start GIVEN INFORMATION
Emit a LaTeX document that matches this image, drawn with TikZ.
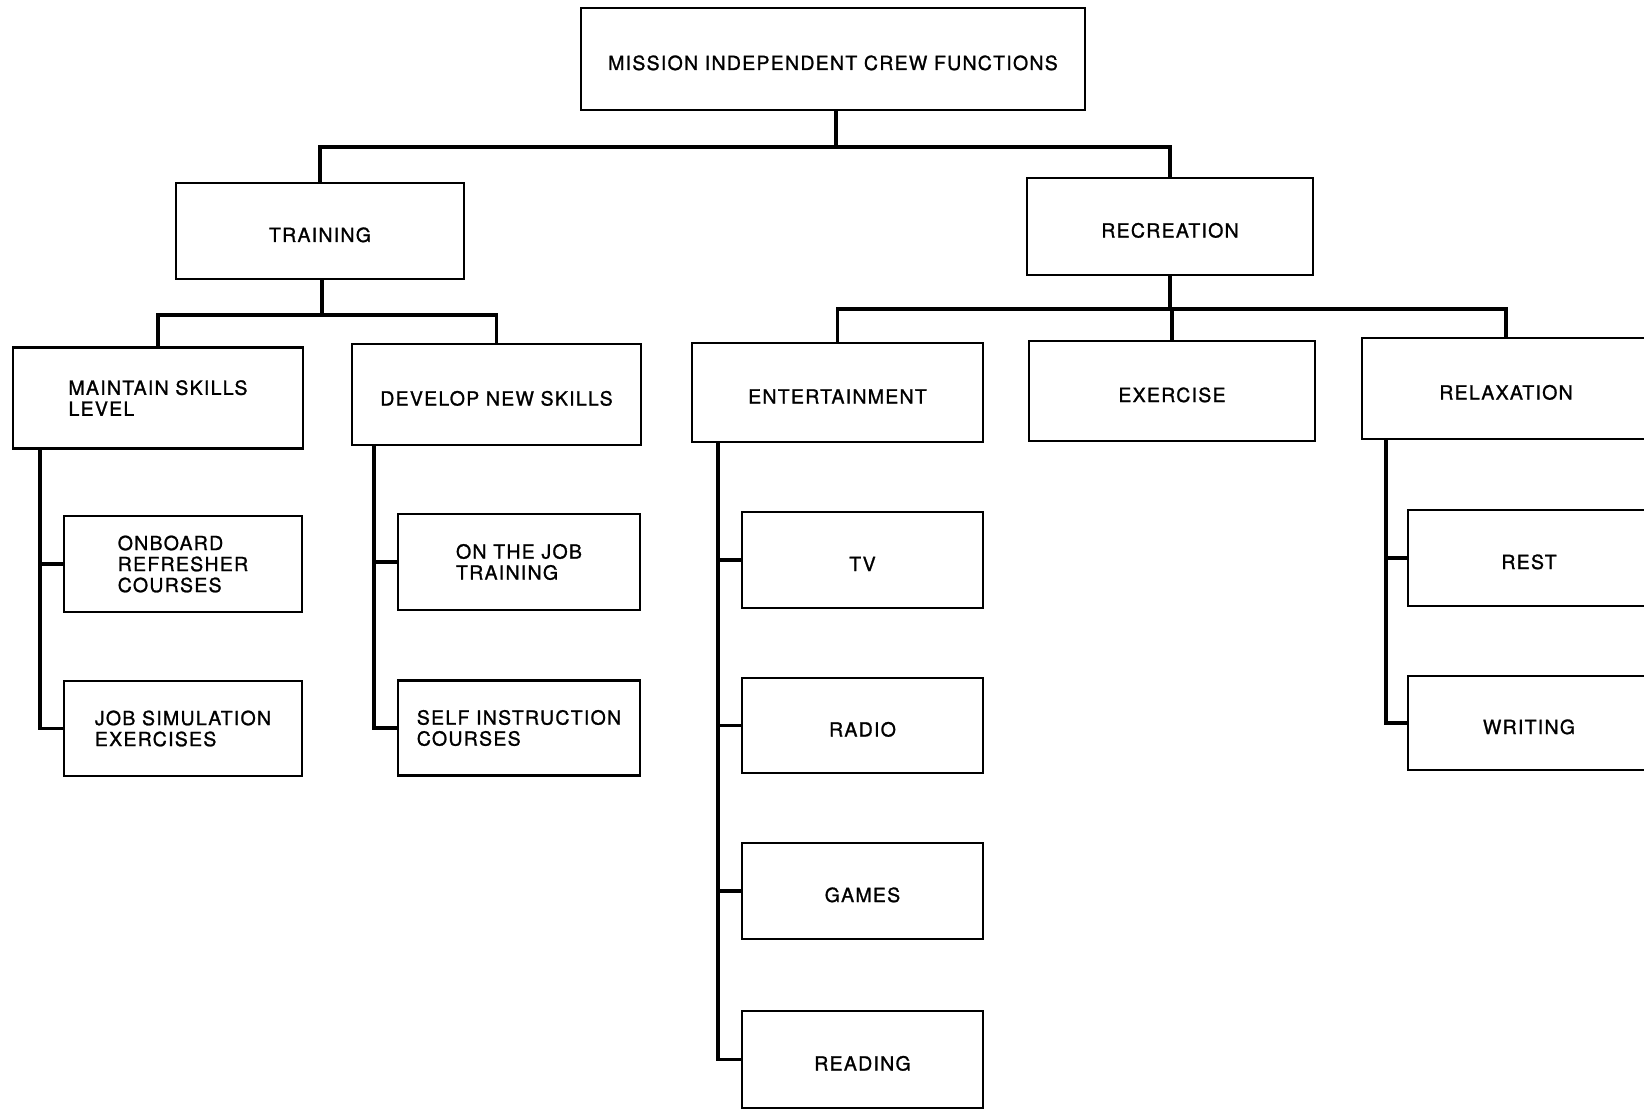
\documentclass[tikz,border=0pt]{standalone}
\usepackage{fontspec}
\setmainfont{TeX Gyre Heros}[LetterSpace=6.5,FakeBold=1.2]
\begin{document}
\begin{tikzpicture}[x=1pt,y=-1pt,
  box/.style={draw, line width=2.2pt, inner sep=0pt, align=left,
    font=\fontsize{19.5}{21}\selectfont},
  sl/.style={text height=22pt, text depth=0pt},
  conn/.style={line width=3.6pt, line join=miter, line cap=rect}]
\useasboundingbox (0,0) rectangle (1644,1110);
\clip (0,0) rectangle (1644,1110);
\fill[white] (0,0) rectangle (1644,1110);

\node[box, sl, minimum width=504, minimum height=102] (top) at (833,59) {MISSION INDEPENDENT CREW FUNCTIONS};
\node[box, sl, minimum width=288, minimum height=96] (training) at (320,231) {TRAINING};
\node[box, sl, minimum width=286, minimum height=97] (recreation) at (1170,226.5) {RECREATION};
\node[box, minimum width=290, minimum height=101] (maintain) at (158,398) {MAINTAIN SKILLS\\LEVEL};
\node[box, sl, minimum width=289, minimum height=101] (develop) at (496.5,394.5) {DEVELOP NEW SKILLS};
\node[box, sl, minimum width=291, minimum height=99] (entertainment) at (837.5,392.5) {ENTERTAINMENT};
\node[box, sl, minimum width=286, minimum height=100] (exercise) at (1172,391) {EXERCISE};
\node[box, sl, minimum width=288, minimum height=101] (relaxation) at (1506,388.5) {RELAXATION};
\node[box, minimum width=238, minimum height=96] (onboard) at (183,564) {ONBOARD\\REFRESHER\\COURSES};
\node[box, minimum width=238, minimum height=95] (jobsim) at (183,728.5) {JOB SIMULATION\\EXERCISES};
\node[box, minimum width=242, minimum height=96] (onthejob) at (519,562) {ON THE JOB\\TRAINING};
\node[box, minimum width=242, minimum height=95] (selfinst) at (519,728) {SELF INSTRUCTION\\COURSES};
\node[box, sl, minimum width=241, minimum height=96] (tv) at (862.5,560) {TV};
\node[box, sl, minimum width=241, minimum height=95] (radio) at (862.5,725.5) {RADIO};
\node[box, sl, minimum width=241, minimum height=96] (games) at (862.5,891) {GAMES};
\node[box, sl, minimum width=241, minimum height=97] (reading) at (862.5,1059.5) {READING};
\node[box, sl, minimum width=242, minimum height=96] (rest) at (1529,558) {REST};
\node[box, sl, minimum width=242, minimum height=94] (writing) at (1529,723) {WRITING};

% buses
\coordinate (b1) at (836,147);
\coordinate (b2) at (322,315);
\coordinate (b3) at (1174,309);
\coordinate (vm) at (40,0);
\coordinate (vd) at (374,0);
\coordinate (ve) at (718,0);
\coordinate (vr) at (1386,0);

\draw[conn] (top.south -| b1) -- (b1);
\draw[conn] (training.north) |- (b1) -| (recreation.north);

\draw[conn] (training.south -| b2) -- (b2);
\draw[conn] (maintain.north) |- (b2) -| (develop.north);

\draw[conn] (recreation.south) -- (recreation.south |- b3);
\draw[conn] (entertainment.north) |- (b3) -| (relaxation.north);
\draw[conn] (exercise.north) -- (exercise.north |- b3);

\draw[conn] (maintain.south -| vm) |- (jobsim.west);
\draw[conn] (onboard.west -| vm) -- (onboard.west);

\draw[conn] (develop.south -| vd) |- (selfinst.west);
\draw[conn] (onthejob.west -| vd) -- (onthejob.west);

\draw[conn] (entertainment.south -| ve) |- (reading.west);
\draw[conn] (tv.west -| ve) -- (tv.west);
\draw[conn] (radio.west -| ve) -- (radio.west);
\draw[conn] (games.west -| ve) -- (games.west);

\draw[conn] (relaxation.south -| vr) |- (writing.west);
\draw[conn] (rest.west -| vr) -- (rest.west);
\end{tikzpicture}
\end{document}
end GIVEN INFORMATION
[YOUR GOAL]:
Take the listing and print it again exactly, but without any pictures.

[WRITTEN SOLUTION]:
Emit a LaTeX document that matches this image, drawn with TikZ.
\documentclass[tikz,border=0pt]{standalone}
\usepackage{fontspec}
\setmainfont{TeX Gyre Heros}[LetterSpace=6.5,FakeBold=1.2]
\begin{document}
\begin{tikzpicture}[x=1pt,y=-1pt,
  box/.style={draw, line width=2.2pt, inner sep=0pt, align=left,
    font=\fontsize{19.5}{21}\selectfont},
  sl/.style={text height=22pt, text depth=0pt},
  conn/.style={line width=3.6pt, line join=miter, line cap=rect}]
\useasboundingbox (0,0) rectangle (1644,1110);
\clip (0,0) rectangle (1644,1110);
\fill[white] (0,0) rectangle (1644,1110);

\node[box, sl, minimum width=504, minimum height=102] (top) at (833,59) {MISSION INDEPENDENT CREW FUNCTIONS};
\node[box, sl, minimum width=288, minimum height=96] (training) at (320,231) {TRAINING};
\node[box, sl, minimum width=286, minimum height=97] (recreation) at (1170,226.5) {RECREATION};
\node[box, minimum width=290, minimum height=101] (maintain) at (158,398) {MAINTAIN SKILLS\\LEVEL};
\node[box, sl, minimum width=289, minimum height=101] (develop) at (496.5,394.5) {DEVELOP NEW SKILLS};
\node[box, sl, minimum width=291, minimum height=99] (entertainment) at (837.5,392.5) {ENTERTAINMENT};
\node[box, sl, minimum width=286, minimum height=100] (exercise) at (1172,391) {EXERCISE};
\node[box, sl, minimum width=288, minimum height=101] (relaxation) at (1506,388.5) {RELAXATION};
\node[box, minimum width=238, minimum height=96] (onboard) at (183,564) {ONBOARD\\REFRESHER\\COURSES};
\node[box, minimum width=238, minimum height=95] (jobsim) at (183,728.5) {JOB SIMULATION\\EXERCISES};
\node[box, minimum width=242, minimum height=96] (onthejob) at (519,562) {ON THE JOB\\TRAINING};
\node[box, minimum width=242, minimum height=95] (selfinst) at (519,728) {SELF INSTRUCTION\\COURSES};
\node[box, sl, minimum width=241, minimum height=96] (tv) at (862.5,560) {TV};
\node[box, sl, minimum width=241, minimum height=95] (radio) at (862.5,725.5) {RADIO};
\node[box, sl, minimum width=241, minimum height=96] (games) at (862.5,891) {GAMES};
\node[box, sl, minimum width=241, minimum height=97] (reading) at (862.5,1059.5) {READING};
\node[box, sl, minimum width=242, minimum height=96] (rest) at (1529,558) {REST};
\node[box, sl, minimum width=242, minimum height=94] (writing) at (1529,723) {WRITING};

% buses
\coordinate (b1) at (836,147);
\coordinate (b2) at (322,315);
\coordinate (b3) at (1174,309);
\coordinate (vm) at (40,0);
\coordinate (vd) at (374,0);
\coordinate (ve) at (718,0);
\coordinate (vr) at (1386,0);

\draw[conn] (top.south -| b1) -- (b1);
\draw[conn] (training.north) |- (b1) -| (recreation.north);

\draw[conn] (training.south -| b2) -- (b2);
\draw[conn] (maintain.north) |- (b2) -| (develop.north);

\draw[conn] (recreation.south) -- (recreation.south |- b3);
\draw[conn] (entertainment.north) |- (b3) -| (relaxation.north);
\draw[conn] (exercise.north) -- (exercise.north |- b3);

\draw[conn] (maintain.south -| vm) |- (jobsim.west);
\draw[conn] (onboard.west -| vm) -- (onboard.west);

\draw[conn] (develop.south -| vd) |- (selfinst.west);
\draw[conn] (onthejob.west -| vd) -- (onthejob.west);

\draw[conn] (entertainment.south -| ve) |- (reading.west);
\draw[conn] (tv.west -| ve) -- (tv.west);
\draw[conn] (radio.west -| ve) -- (radio.west);
\draw[conn] (games.west -| ve) -- (games.west);

\draw[conn] (relaxation.south -| vr) |- (writing.west);
\draw[conn] (rest.west -| vr) -- (rest.west);
\end{tikzpicture}
\end{document}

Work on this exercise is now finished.